• **Given task**
Go through the listing and set it down exactly, leaving out its pictures.

• **Material provided**
************
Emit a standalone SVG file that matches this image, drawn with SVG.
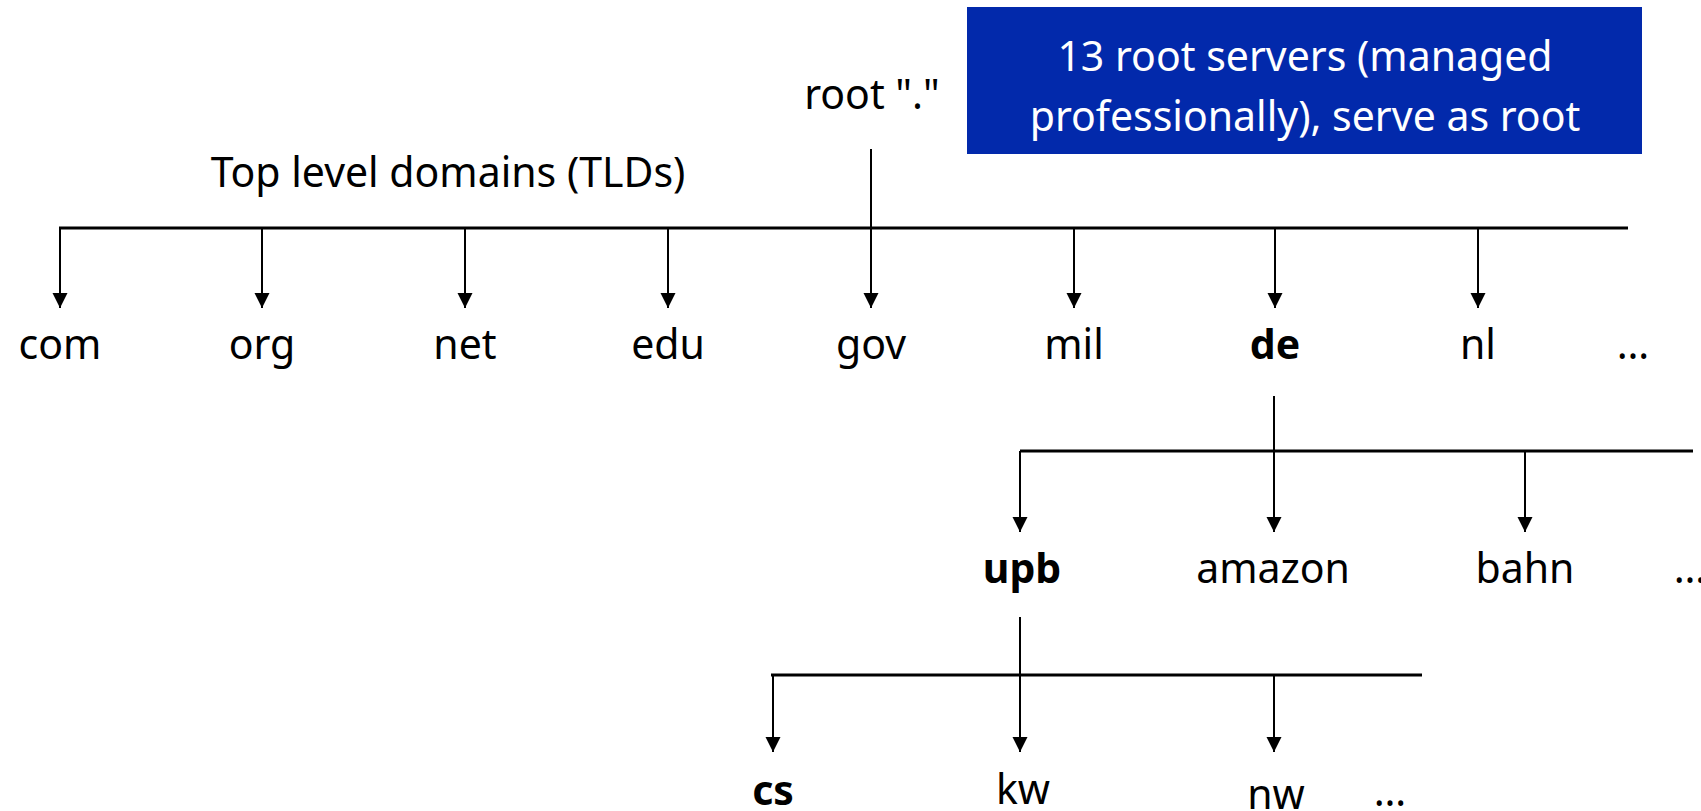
<svg xmlns="http://www.w3.org/2000/svg" width="1701" height="811" viewBox="0 0 1701 811">
  <style>
    text { font-family: "Noto Sans", "Open Sans", sans-serif; font-size: 41px; fill: #000; text-anchor: middle; }
    .b { font-weight: bold; }
    .w { fill: #fff; }
    .bus { stroke: #000; stroke-width: 3; fill: none; }
    .drop { stroke: #000; stroke-width: 2; fill: none; marker-end: url(#tip); }
    .stem { stroke: #000; stroke-width: 2; fill: none; }
  </style>
  <defs>
    <marker id="tip" markerUnits="userSpaceOnUse" markerWidth="16" markerHeight="16" refX="15" refY="8" orient="auto">
      <path d="M0,0.5 L15,8 L0,15.5 Z" fill="#000"/>
    </marker>
  </defs>

  <rect width="1701" height="811" fill="#fff"/>

  <!-- root servers info box -->
  <g id="root-info">
    <rect x="967" y="7" width="675" height="147" fill="#0229AB"/>
    <text class="w" x="1305" y="71">13 root servers (managed</text>
    <text class="w" x="1305" y="131">professionally), serve as root</text>
  </g>

  <g id="root"><text x="872" y="109">root "."</text></g>
  <g id="tld-caption"><text x="448" y="187">Top level domains (TLDs)</text></g>

  <!-- connectors -->
  <g id="connectors">
    <!-- root to TLDs -->
    <line class="bus" x1="59" y1="228" x2="1628" y2="228"/>
    <line class="drop" x1="871" y1="149" x2="871" y2="308"/>
    <line class="drop" x1="60" y1="228" x2="60" y2="308"/>
    <line class="drop" x1="262" y1="228" x2="262" y2="308"/>
    <line class="drop" x1="465" y1="228" x2="465" y2="308"/>
    <line class="drop" x1="668" y1="228" x2="668" y2="308"/>
    <line class="drop" x1="1074" y1="228" x2="1074" y2="308"/>
    <line class="drop" x1="1275" y1="228" x2="1275" y2="308"/>
    <line class="drop" x1="1478" y1="228" x2="1478" y2="308"/>

    <!-- de to second level -->
    <line class="bus" x1="1020" y1="451" x2="1693" y2="451"/>
    <line class="stem" x1="1274" y1="396" x2="1274" y2="451"/>
    <line class="drop" x1="1020" y1="451" x2="1020" y2="532"/>
    <line class="drop" x1="1274" y1="451" x2="1274" y2="532"/>
    <line class="drop" x1="1525" y1="451" x2="1525" y2="532"/>

    <!-- upb to third level -->
    <line class="bus" x1="771" y1="675" x2="1422" y2="675"/>
    <line class="stem" x1="1020" y1="617" x2="1020" y2="675"/>
    <line class="drop" x1="773" y1="675" x2="773" y2="752"/>
    <line class="drop" x1="1020" y1="675" x2="1020" y2="752"/>
    <line class="drop" x1="1274" y1="675" x2="1274" y2="752"/>
  </g>

  <!-- top level domains -->
  <g id="com"><text x="60" y="359">com</text></g>
  <g id="org"><text x="262" y="359">org</text></g>
  <g id="net"><text x="465" y="359">net</text></g>
  <g id="edu"><text x="668" y="359">edu</text></g>
  <g id="gov"><text x="871" y="359">gov</text></g>
  <g id="mil"><text x="1074" y="359">mil</text></g>
  <g id="de"><text class="b" x="1275" y="359">de</text></g>
  <g id="nl"><text x="1478" y="359">nl</text></g>
  <g id="tld-more"><text x="1633" y="359">…</text></g>

  <!-- second level under de -->
  <g id="upb"><text class="b" x="1022" y="583">upb</text></g>
  <g id="amazon"><text x="1273" y="583">amazon</text></g>
  <g id="bahn"><text x="1525" y="583">bahn</text></g>
  <g id="de-more"><text x="1690" y="583">…</text></g>

  <!-- third level under upb -->
  <g id="cs"><text class="b" x="773" y="805">cs</text></g>
  <g id="kw"><text x="1023" y="804">kw</text></g>
  <g id="nw"><text x="1276" y="809">nw</text></g>
  <g id="upb-more"><text x="1390" y="806">…</text></g>
</svg>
************
• **Problem solution**
Emit a standalone SVG file that matches this image, drawn with SVG.
<svg xmlns="http://www.w3.org/2000/svg" width="1701" height="811" viewBox="0 0 1701 811">
  <style>
    text { font-family: "Noto Sans", "Open Sans", sans-serif; font-size: 41px; fill: #000; text-anchor: middle; }
    .b { font-weight: bold; }
    .w { fill: #fff; }
    .bus { stroke: #000; stroke-width: 3; fill: none; }
    .drop { stroke: #000; stroke-width: 2; fill: none; marker-end: url(#tip); }
    .stem { stroke: #000; stroke-width: 2; fill: none; }
  </style>
  <defs>
    <marker id="tip" markerUnits="userSpaceOnUse" markerWidth="16" markerHeight="16" refX="15" refY="8" orient="auto">
      <path d="M0,0.5 L15,8 L0,15.5 Z" fill="#000"/>
    </marker>
  </defs>

  <rect width="1701" height="811" fill="#fff"/>

  <!-- root servers info box -->
  <g id="root-info">
    <rect x="967" y="7" width="675" height="147" fill="#0229AB"/>
    <text class="w" x="1305" y="71">13 root servers (managed</text>
    <text class="w" x="1305" y="131">professionally), serve as root</text>
  </g>

  <g id="root"><text x="872" y="109">root "."</text></g>
  <g id="tld-caption"><text x="448" y="187">Top level domains (TLDs)</text></g>

  <!-- connectors -->
  <g id="connectors">
    <!-- root to TLDs -->
    <line class="bus" x1="59" y1="228" x2="1628" y2="228"/>
    <line class="drop" x1="871" y1="149" x2="871" y2="308"/>
    <line class="drop" x1="60" y1="228" x2="60" y2="308"/>
    <line class="drop" x1="262" y1="228" x2="262" y2="308"/>
    <line class="drop" x1="465" y1="228" x2="465" y2="308"/>
    <line class="drop" x1="668" y1="228" x2="668" y2="308"/>
    <line class="drop" x1="1074" y1="228" x2="1074" y2="308"/>
    <line class="drop" x1="1275" y1="228" x2="1275" y2="308"/>
    <line class="drop" x1="1478" y1="228" x2="1478" y2="308"/>

    <!-- de to second level -->
    <line class="bus" x1="1020" y1="451" x2="1693" y2="451"/>
    <line class="stem" x1="1274" y1="396" x2="1274" y2="451"/>
    <line class="drop" x1="1020" y1="451" x2="1020" y2="532"/>
    <line class="drop" x1="1274" y1="451" x2="1274" y2="532"/>
    <line class="drop" x1="1525" y1="451" x2="1525" y2="532"/>

    <!-- upb to third level -->
    <line class="bus" x1="771" y1="675" x2="1422" y2="675"/>
    <line class="stem" x1="1020" y1="617" x2="1020" y2="675"/>
    <line class="drop" x1="773" y1="675" x2="773" y2="752"/>
    <line class="drop" x1="1020" y1="675" x2="1020" y2="752"/>
    <line class="drop" x1="1274" y1="675" x2="1274" y2="752"/>
  </g>

  <!-- top level domains -->
  <g id="com"><text x="60" y="359">com</text></g>
  <g id="org"><text x="262" y="359">org</text></g>
  <g id="net"><text x="465" y="359">net</text></g>
  <g id="edu"><text x="668" y="359">edu</text></g>
  <g id="gov"><text x="871" y="359">gov</text></g>
  <g id="mil"><text x="1074" y="359">mil</text></g>
  <g id="de"><text class="b" x="1275" y="359">de</text></g>
  <g id="nl"><text x="1478" y="359">nl</text></g>
  <g id="tld-more"><text x="1633" y="359">…</text></g>

  <!-- second level under de -->
  <g id="upb"><text class="b" x="1022" y="583">upb</text></g>
  <g id="amazon"><text x="1273" y="583">amazon</text></g>
  <g id="bahn"><text x="1525" y="583">bahn</text></g>
  <g id="de-more"><text x="1690" y="583">…</text></g>

  <!-- third level under upb -->
  <g id="cs"><text class="b" x="773" y="805">cs</text></g>
  <g id="kw"><text x="1023" y="804">kw</text></g>
  <g id="nw"><text x="1276" y="809">nw</text></g>
  <g id="upb-more"><text x="1390" y="806">…</text></g>
</svg>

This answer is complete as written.